Thanks for the clarification, which is very helpful to me (and not
too scary) as I get ready to return once again to FQ this summer. My
mini-missile wasn't aimed in your direction, but any misfire that
touched off this nice account of Ch's and Sp's double awareness was
productive. -hb
>Oh, sorry, didn't mean to be excessively pithy. My point was that
>nostalgia is an inevitable human tendency. And it's always, to one
>extent or another been both the subject and the subject of irony in
>romance. Chaucer's Knight, for example, romanticizes ancient Greece
>as a place of originary honor and chivalry, but a closer look at his
>tale reveals that Chacuer makes us see the Knight projecting himself
>into the past (such as when he gives Arcite and Palamon Medieval
>armor and then apologizes for it). Such double awareness, of
>idealizing the past and also ironizing that idealization, is the
>warp and woof of romance. So I suppose my assumption was that part
>of the reason Spenser adopted archaic forms was to make visible this
>nostalgia (as Chaucer does at numerous points with the Knight, let
>alone with Sir Thopas). But then also to problematize it. Because
>the supposedly honorable characters disappoint our idealism in
>interesting ways.
>Now I suppose that it's possible that we are indeed currently on a
>real decline, and that education, integrity and standards have
>fallen from a real high point a few generations ago, but it's worth
>noting that almost every generation expresses such nostalgia and
>sense of decline. So I'm suspicious of such claims. I, for one,
>find theoretical developments to be quite fruitful often, and I'm
>pretty impressed with many of the essays I get. Likewise, I have
>also seen a number of articles in major journals dating from 30 or
>40 years ago which make me cringe in a variety of ways. So I
>suppose that my personal opinion is that there has not been, perhaps
>has never been, such a slide from previous greatness and clarity.

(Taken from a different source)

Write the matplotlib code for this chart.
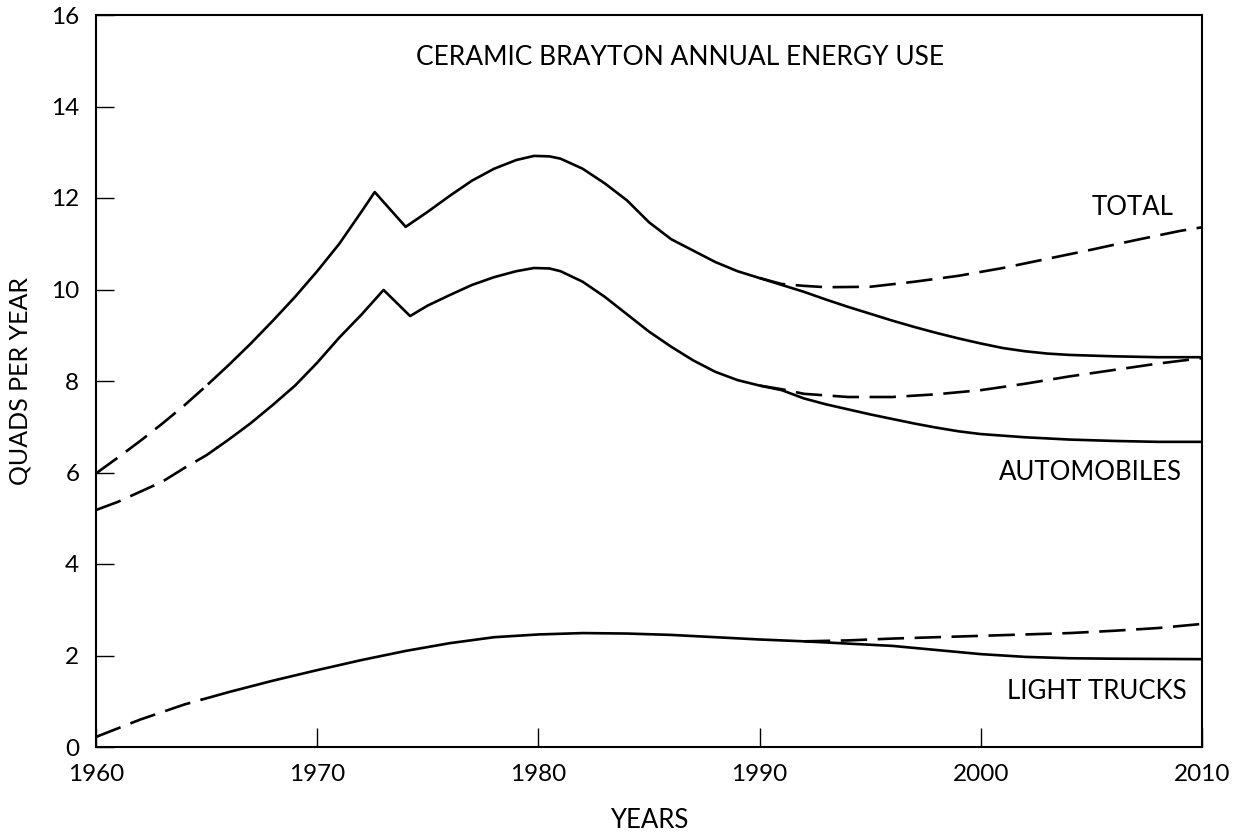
import matplotlib
matplotlib.use('Agg')
import matplotlib.pyplot as plt
import numpy as np

plt.rcParams['font.family'] = ['Lato', 'DejaVu Sans']

# main curves
total_years = [1960, 1961, 1962, 1963, 1964, 1965, 1966, 1967, 1968, 1969, 1970, 1971, 1972, 1972.6,
               1974, 1975, 1976, 1977, 1978, 1979, 1979.8, 1980.5, 1981, 1982, 1983, 1984, 1985, 1986, 1987,
               1988, 1989, 1990, 1991, 1992, 1993, 1994, 1995, 1996, 1997, 1998, 1999, 2000, 2001,
               2002, 2003, 2004, 2006, 2008, 2010]
total_vals = [5.98, 6.33, 6.69, 7.07, 7.47, 7.9, 8.35, 8.82, 9.32, 9.84, 10.4, 11.0, 11.7, 12.13,
              11.37, 11.7, 12.05, 12.38, 12.64, 12.83, 12.92, 12.91, 12.86, 12.64, 12.32, 11.95, 11.47, 11.1, 10.85,
              10.6, 10.4, 10.25, 10.1, 9.95, 9.78, 9.62, 9.47, 9.32, 9.18, 9.05, 8.93, 8.82, 8.72,
              8.65, 8.6, 8.57, 8.54, 8.52, 8.52]
total_alt_years = [1990, 1991, 1992, 1993, 1995, 1997, 1999, 2001, 2003, 2005, 2007, 2009, 2010]
total_alt_vals = [10.25, 10.12, 10.08, 10.05, 10.06, 10.17, 10.3, 10.47, 10.67, 10.87, 11.08, 11.28, 11.36]

auto_years = [1960, 1961, 1962, 1963, 1964, 1965, 1966, 1967, 1968, 1969, 1970, 1971, 1972, 1973,
              1974.2, 1975, 1976, 1977, 1978, 1979, 1979.8, 1980.5, 1981, 1982, 1983, 1984, 1985, 1986, 1987,
              1988, 1989, 1990, 1991, 1992, 1993, 1994, 1995, 1996, 1997, 1998, 1999, 2000, 2002,
              2004, 2006, 2008, 2010]
auto_vals = [5.18, 5.36, 5.58, 5.8, 6.1, 6.38, 6.72, 7.08, 7.48, 7.9, 8.4, 8.95, 9.45, 9.99,
             9.42, 9.65, 9.88, 10.1, 10.27, 10.4, 10.47, 10.46, 10.4, 10.17, 9.84, 9.46, 9.08, 8.75, 8.45,
             8.2, 8.02, 7.9, 7.8, 7.62, 7.49, 7.38, 7.27, 7.17, 7.07, 6.98, 6.9, 6.84, 6.77,
             6.72, 6.69, 6.67, 6.67]
auto_alt_years = [1990, 1991, 1992, 1994, 1996, 1998, 2000, 2002, 2004, 2006, 2008, 2010]
auto_alt_vals = [7.9, 7.82, 7.72, 7.65, 7.65, 7.71, 7.8, 7.94, 8.1, 8.24, 8.38, 8.5]

truck_years = [1960, 1962, 1964, 1966, 1968, 1970, 1972, 1974, 1976, 1978, 1980, 1982, 1984, 1986,
               1988, 1990, 1992, 1994, 1996, 1998, 2000, 2002, 2004, 2006, 2010]
truck_vals = [0.22, 0.6, 0.93, 1.2, 1.45, 1.68, 1.9, 2.1, 2.27, 2.4, 2.46, 2.49, 2.48, 2.45,
              2.4, 2.35, 2.31, 2.26, 2.21, 2.12, 2.03, 1.97, 1.94, 1.93, 1.92]
truck_alt_years = [1992, 1994, 1996, 1998, 2000, 2002, 2004, 2006, 2008, 2010]
truck_alt_vals = [2.31, 2.33, 2.37, 2.4, 2.43, 2.46, 2.49, 2.54, 2.6, 2.69]

# year where each historical dashed stretch turns solid
dash_end = {'total': 1965.1, 'auto': 1965.5, 'truck': 1964.8}

x_ticks = [1960, 1970, 1980, 1990, 2000, 2010]
y_ticks = [0, 2, 4, 6, 8, 10, 12, 14, 16]

fig = plt.figure(figsize=(12.39, 8.32), dpi=100)
ax = fig.add_axes([96/1239, 1-747/832, (1202-96)/1239, (747-15)/832])

lw = 1.9
dash = (10, 4)


def draw(years, vals, alt_years, alt_vals, split):
    years = np.asarray(years, dtype=float)
    vals = np.asarray(vals, dtype=float)
    early = years <= split
    # dashed start up to split, solid after
    ex = np.append(years[early], split)
    ey = np.append(vals[early], np.interp(split, years, vals))
    ax.plot(ex, ey, color='black', lw=lw, dashes=dash)
    sx = np.insert(years[~early], 0, split)
    sy = np.insert(vals[~early], 0, np.interp(split, years, vals))
    ax.plot(sx, sy, color='black', lw=lw, solid_joinstyle='round')
    ax.plot(alt_years, alt_vals, color='black', lw=lw, dashes=dash)


draw(total_years, total_vals, total_alt_years, total_alt_vals, dash_end['total'])
draw(auto_years, auto_vals, auto_alt_years, auto_alt_vals, dash_end['auto'])
draw(truck_years, truck_vals, truck_alt_years, truck_alt_vals, dash_end['truck'])

ax.set_xlim(1960, 2010)
ax.set_ylim(0, 16)
ax.set_xticks(x_ticks)
ax.set_yticks(y_ticks)
ax.tick_params(axis='both', direction='in', width=1.0, labelsize=17.5)
ax.tick_params(axis='x', length=14, pad=12)
ax.tick_params(axis='y', length=13, pad=12)
for s in ax.spines.values():
    s.set_linewidth(1.5)

ax.set_xlabel('YEARS', fontsize=18.5, labelpad=17)
ax.set_ylabel('QUADS PER YEAR', fontsize=18, labelpad=14)

ax.text(1986.4, 15.08, 'CERAMIC BRAYTON ANNUAL ENERGY USE', ha='center', va='center', fontsize=19)
ax.text(2008.7, 11.8, 'TOTAL', ha='right', va='center', fontsize=18.5)
ax.text(2009.1, 6.0, 'AUTOMOBILES', ha='right', va='center', fontsize=18.5)
ax.text(2009.3, 1.22, 'LIGHT TRUCKS', ha='right', va='center', fontsize=18.5)

fig.savefig('out.png', dpi=100)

>There has, instead, been a rearrangement of modes of thought, of
>common genres, and of interpretive modes (not to mention *ways* of
>cheating). I guess I always took that to be one of the most
>exciting moves of the FQ. Not the idea of examining and ironizing
>the nostalgia of romance (and humanity), but the idea of doing it in
>that specific way.
>
>Michael
>
>Harry Berger, Jr. wrote:
>
>>>
>>>
>>> You gotta love this discussion list. The scary part is...I
>>>think I know what this means.
>>>
>>>MRS
>>>
>>
>>Well. O.K. Share it at us. I'm willing to be scared. But I think
>>there's been a lot of serious, thoughtful, and interesting
>>discussion on the topic of plagiarism, and I appreciate the
>>frankness, sensitivity, and intelligence of the discussants.